» **Directive**
Omit all pictures, then retype the data exactly as given.

####################

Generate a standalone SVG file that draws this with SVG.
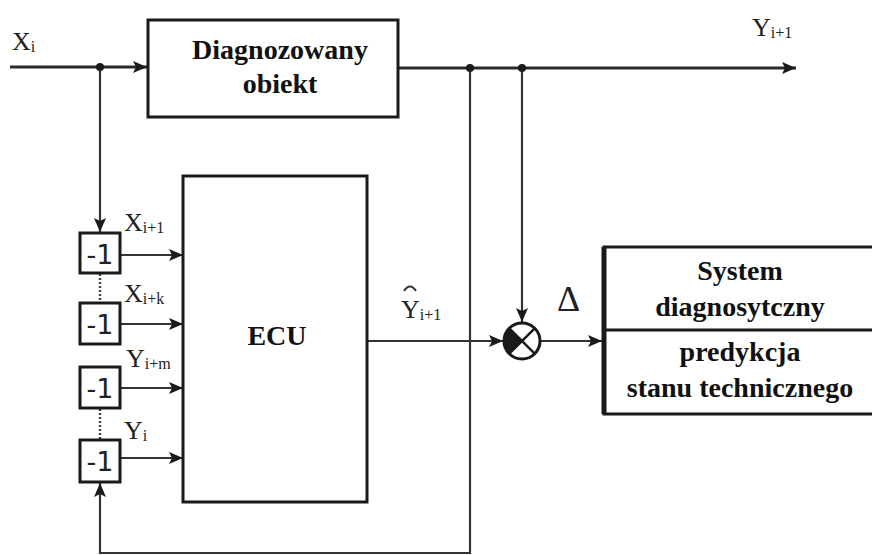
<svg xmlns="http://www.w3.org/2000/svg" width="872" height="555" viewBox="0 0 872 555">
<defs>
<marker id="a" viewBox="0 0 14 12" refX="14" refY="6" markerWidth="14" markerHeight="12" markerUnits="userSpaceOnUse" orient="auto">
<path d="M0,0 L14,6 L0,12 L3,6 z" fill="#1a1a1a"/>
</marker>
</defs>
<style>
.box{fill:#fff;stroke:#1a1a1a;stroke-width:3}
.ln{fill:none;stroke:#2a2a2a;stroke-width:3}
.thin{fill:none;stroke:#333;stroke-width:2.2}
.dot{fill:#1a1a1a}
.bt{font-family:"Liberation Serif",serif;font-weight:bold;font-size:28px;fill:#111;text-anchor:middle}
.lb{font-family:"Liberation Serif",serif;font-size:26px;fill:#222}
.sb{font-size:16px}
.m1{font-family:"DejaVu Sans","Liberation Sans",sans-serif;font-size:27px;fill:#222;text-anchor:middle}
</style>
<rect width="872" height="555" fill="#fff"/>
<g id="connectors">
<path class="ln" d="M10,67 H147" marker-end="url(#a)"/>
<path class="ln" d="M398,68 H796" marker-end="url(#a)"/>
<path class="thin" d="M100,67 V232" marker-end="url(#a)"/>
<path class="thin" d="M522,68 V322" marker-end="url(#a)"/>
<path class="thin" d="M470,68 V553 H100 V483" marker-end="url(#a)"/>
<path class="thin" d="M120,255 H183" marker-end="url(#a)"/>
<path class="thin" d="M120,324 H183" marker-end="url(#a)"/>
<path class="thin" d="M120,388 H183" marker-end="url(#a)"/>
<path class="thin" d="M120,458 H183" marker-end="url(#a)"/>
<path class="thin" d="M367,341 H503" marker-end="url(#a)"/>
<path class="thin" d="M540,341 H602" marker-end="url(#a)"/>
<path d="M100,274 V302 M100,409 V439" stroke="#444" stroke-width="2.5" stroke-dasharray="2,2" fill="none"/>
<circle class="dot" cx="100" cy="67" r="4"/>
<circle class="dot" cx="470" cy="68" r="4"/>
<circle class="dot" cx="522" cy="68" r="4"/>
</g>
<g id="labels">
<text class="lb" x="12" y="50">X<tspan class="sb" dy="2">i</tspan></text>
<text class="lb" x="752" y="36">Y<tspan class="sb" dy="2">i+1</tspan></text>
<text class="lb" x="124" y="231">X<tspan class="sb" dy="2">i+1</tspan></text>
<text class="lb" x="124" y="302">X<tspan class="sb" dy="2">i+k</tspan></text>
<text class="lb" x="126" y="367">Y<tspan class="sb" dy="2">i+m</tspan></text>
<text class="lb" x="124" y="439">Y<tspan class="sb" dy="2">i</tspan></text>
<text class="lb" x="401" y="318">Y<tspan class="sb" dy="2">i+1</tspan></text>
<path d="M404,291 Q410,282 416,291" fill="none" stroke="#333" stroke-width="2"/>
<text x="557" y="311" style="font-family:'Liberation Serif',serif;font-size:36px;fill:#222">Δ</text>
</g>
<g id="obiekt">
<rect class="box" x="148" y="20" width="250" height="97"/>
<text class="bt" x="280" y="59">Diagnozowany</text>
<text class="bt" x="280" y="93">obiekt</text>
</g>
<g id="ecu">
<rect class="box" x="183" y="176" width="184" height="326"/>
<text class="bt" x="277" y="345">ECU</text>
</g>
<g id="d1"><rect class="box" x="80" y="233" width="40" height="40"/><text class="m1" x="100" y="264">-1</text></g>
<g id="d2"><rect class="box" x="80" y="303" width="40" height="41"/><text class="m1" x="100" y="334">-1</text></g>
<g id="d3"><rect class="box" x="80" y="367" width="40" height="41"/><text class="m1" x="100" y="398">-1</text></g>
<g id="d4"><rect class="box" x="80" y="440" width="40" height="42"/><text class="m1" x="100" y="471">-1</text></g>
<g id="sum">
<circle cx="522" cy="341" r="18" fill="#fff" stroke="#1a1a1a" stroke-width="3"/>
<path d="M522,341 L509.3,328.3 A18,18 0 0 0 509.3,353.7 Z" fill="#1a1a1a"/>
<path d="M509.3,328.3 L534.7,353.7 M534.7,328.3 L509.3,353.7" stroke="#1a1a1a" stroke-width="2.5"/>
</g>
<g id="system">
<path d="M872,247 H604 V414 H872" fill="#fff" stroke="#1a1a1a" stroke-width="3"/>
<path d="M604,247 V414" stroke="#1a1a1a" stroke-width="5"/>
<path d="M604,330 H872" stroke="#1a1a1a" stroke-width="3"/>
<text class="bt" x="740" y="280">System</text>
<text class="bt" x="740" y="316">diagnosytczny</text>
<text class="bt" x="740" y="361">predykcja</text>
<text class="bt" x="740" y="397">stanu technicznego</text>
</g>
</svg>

####################

» **Answer to the problem**
Generate a standalone SVG file that draws this with SVG.
<svg xmlns="http://www.w3.org/2000/svg" width="872" height="555" viewBox="0 0 872 555">
<defs>
<marker id="a" viewBox="0 0 14 12" refX="14" refY="6" markerWidth="14" markerHeight="12" markerUnits="userSpaceOnUse" orient="auto">
<path d="M0,0 L14,6 L0,12 L3,6 z" fill="#1a1a1a"/>
</marker>
</defs>
<style>
.box{fill:#fff;stroke:#1a1a1a;stroke-width:3}
.ln{fill:none;stroke:#2a2a2a;stroke-width:3}
.thin{fill:none;stroke:#333;stroke-width:2.2}
.dot{fill:#1a1a1a}
.bt{font-family:"Liberation Serif",serif;font-weight:bold;font-size:28px;fill:#111;text-anchor:middle}
.lb{font-family:"Liberation Serif",serif;font-size:26px;fill:#222}
.sb{font-size:16px}
.m1{font-family:"DejaVu Sans","Liberation Sans",sans-serif;font-size:27px;fill:#222;text-anchor:middle}
</style>
<rect width="872" height="555" fill="#fff"/>
<g id="connectors">
<path class="ln" d="M10,67 H147" marker-end="url(#a)"/>
<path class="ln" d="M398,68 H796" marker-end="url(#a)"/>
<path class="thin" d="M100,67 V232" marker-end="url(#a)"/>
<path class="thin" d="M522,68 V322" marker-end="url(#a)"/>
<path class="thin" d="M470,68 V553 H100 V483" marker-end="url(#a)"/>
<path class="thin" d="M120,255 H183" marker-end="url(#a)"/>
<path class="thin" d="M120,324 H183" marker-end="url(#a)"/>
<path class="thin" d="M120,388 H183" marker-end="url(#a)"/>
<path class="thin" d="M120,458 H183" marker-end="url(#a)"/>
<path class="thin" d="M367,341 H503" marker-end="url(#a)"/>
<path class="thin" d="M540,341 H602" marker-end="url(#a)"/>
<path d="M100,274 V302 M100,409 V439" stroke="#444" stroke-width="2.5" stroke-dasharray="2,2" fill="none"/>
<circle class="dot" cx="100" cy="67" r="4"/>
<circle class="dot" cx="470" cy="68" r="4"/>
<circle class="dot" cx="522" cy="68" r="4"/>
</g>
<g id="labels">
<text class="lb" x="12" y="50">X<tspan class="sb" dy="2">i</tspan></text>
<text class="lb" x="752" y="36">Y<tspan class="sb" dy="2">i+1</tspan></text>
<text class="lb" x="124" y="231">X<tspan class="sb" dy="2">i+1</tspan></text>
<text class="lb" x="124" y="302">X<tspan class="sb" dy="2">i+k</tspan></text>
<text class="lb" x="126" y="367">Y<tspan class="sb" dy="2">i+m</tspan></text>
<text class="lb" x="124" y="439">Y<tspan class="sb" dy="2">i</tspan></text>
<text class="lb" x="401" y="318">Y<tspan class="sb" dy="2">i+1</tspan></text>
<path d="M404,291 Q410,282 416,291" fill="none" stroke="#333" stroke-width="2"/>
<text x="557" y="311" style="font-family:'Liberation Serif',serif;font-size:36px;fill:#222">Δ</text>
</g>
<g id="obiekt">
<rect class="box" x="148" y="20" width="250" height="97"/>
<text class="bt" x="280" y="59">Diagnozowany</text>
<text class="bt" x="280" y="93">obiekt</text>
</g>
<g id="ecu">
<rect class="box" x="183" y="176" width="184" height="326"/>
<text class="bt" x="277" y="345">ECU</text>
</g>
<g id="d1"><rect class="box" x="80" y="233" width="40" height="40"/><text class="m1" x="100" y="264">-1</text></g>
<g id="d2"><rect class="box" x="80" y="303" width="40" height="41"/><text class="m1" x="100" y="334">-1</text></g>
<g id="d3"><rect class="box" x="80" y="367" width="40" height="41"/><text class="m1" x="100" y="398">-1</text></g>
<g id="d4"><rect class="box" x="80" y="440" width="40" height="42"/><text class="m1" x="100" y="471">-1</text></g>
<g id="sum">
<circle cx="522" cy="341" r="18" fill="#fff" stroke="#1a1a1a" stroke-width="3"/>
<path d="M522,341 L509.3,328.3 A18,18 0 0 0 509.3,353.7 Z" fill="#1a1a1a"/>
<path d="M509.3,328.3 L534.7,353.7 M534.7,328.3 L509.3,353.7" stroke="#1a1a1a" stroke-width="2.5"/>
</g>
<g id="system">
<path d="M872,247 H604 V414 H872" fill="#fff" stroke="#1a1a1a" stroke-width="3"/>
<path d="M604,247 V414" stroke="#1a1a1a" stroke-width="5"/>
<path d="M604,330 H872" stroke="#1a1a1a" stroke-width="3"/>
<text class="bt" x="740" y="280">System</text>
<text class="bt" x="740" y="316">diagnosytczny</text>
<text class="bt" x="740" y="361">predykcja</text>
<text class="bt" x="740" y="397">stanu technicznego</text>
</g>
</svg>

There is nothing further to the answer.